As you will be aware there have been a few glitches with BT recently causing all lines to drop and reconnect - a process that can take from seconds to several minutes.
At 20:37:28 today all BT connected lines lost routing within BT for just over 10 seconds.
Previously, our 10 second timeout would have taken out all lines. Now, because we have changed the timeouts, only 15% of BT lines went off, and they were able to connect very quickly. These were multi-line customers. We recently changes timeouts to 10 seconds for multi-line customers and 60 seconds for single line cutsomers.
The new system worked. Now that we have timed the issue at just over 10 seconds we are changing the timeout for multiple line connections to 15 seconds from next connection.
Now we have to try and track down why BT lost routing for just over 10 seconds.
A second glitch happened at 21:45:05, also causing a 10 second loss in routing.
Further investigation this morning suggests that this was indeed logged as an 11 second outage by all of our monitoring. Changes to timeouts should mean this is the entirity of the outage if this happens again and not a PPP restart, thus significantly reducing the impact.
However, the cause may not be entirely BT's fault!
Logs show that the LNS detected an issue with the PHY (Ethernet physical interface) at the same time, but this was reset and recovered in 1.6 seconds. This is typical for a PHY to restart, but obviously should not have happened in the first place.

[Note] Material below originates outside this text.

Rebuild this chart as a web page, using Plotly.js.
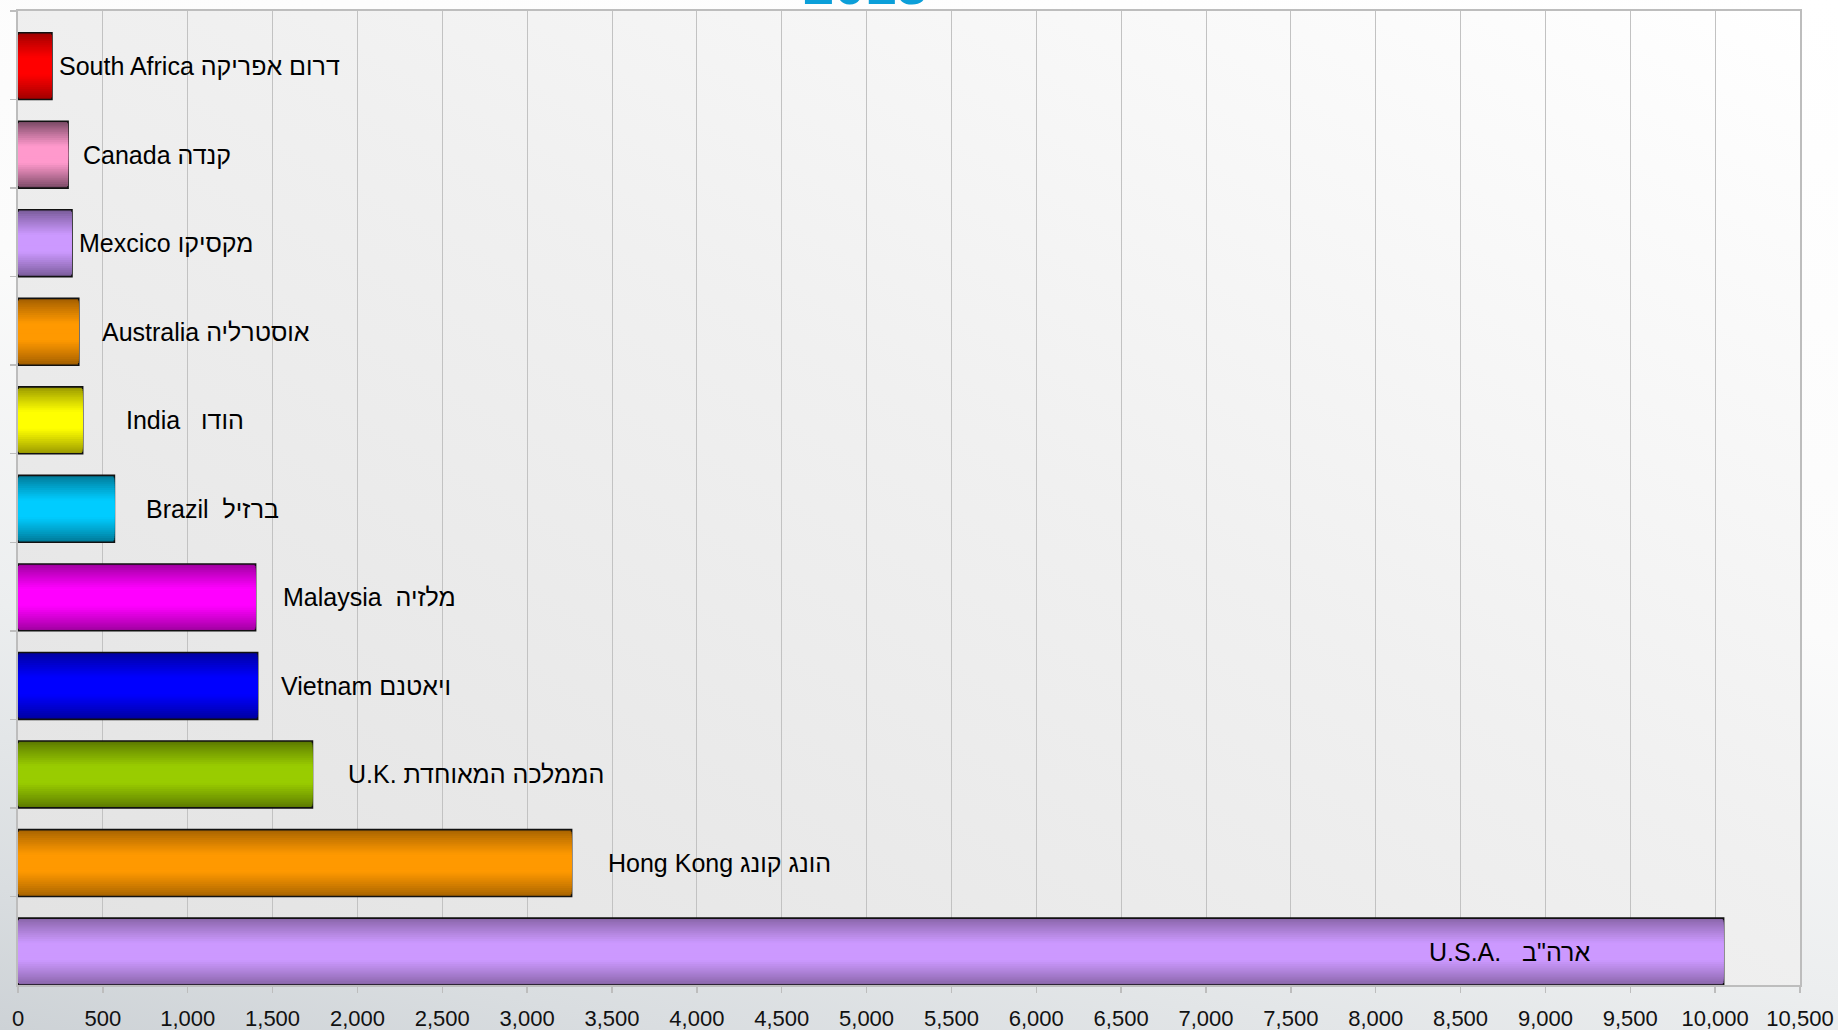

However, the outage was a further 10 seconds, and we suspect this is something at the BT end of the link - possible LACP or some such, which causes a link which is up at the PHY level to not start operating for some seconds.
So, we are investigating how the PHY issue has happened, which could simply be a part that needs replacing, and we are also checking with BT if they have anything that could cause the extra 10 second delay.